Wedge patterns are formations where both trendlines converge but both slope in the same direction — either both upward (Rising Wedge) or both downward (Falling Wedge). Their counterintuitive nature makes them powerful: a Rising Wedge is bearish and a Falling Wedge is bullish.

Rising and Falling Wedge Diagrams

Rising Wedge (Bearish) Both lines slope UP → Breaks DOWN Falling Wedge (Bullish) Both lines slope DOWN → Breaks UP

Why Rising Wedge is Bearish

Although price is making higher highs and higher lows (looks bullish), the highs are not rising as fast as the lows. Buying pressure is weakening. The wedge narrows because sellers are becoming increasingly aggressive with each rally attempt — until buying dries up completely and price collapses.

Why Falling Wedge is Bullish

Price makes lower highs and lower lows (looks bearish), but the lows are not falling as fast as the highs. Selling pressure is weakening.

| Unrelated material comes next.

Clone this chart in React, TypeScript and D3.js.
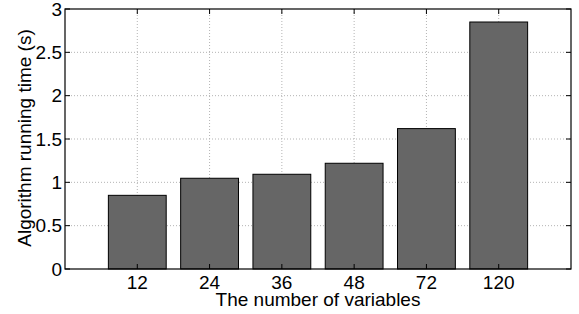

Buyers are becoming more aggressive with each dip — until selling dries up and price breaks higher.

Trading Wedges

Rising Wedge (Short at breakdown):
Entry: Short when price closes below the lower trendline
Stop Loss: Above the most recent high within the wedge
Target: Start of the wedge (origin point) — full pattern retracement

Falling Wedge (Long at breakout):
Entry: Buy when price closes above the upper trendline
Stop Loss: Below the most recent low within the wedge
Target: Start of the wedge origin point
Falling Wedges on NSE stocks after a sector-wide selloff are excellent buying opportunities. When a fundamentally strong stock forms a Falling Wedge after a 25–40% correction, the wedge breakout often delivers returns of 30–50% as the stock recovers its losses.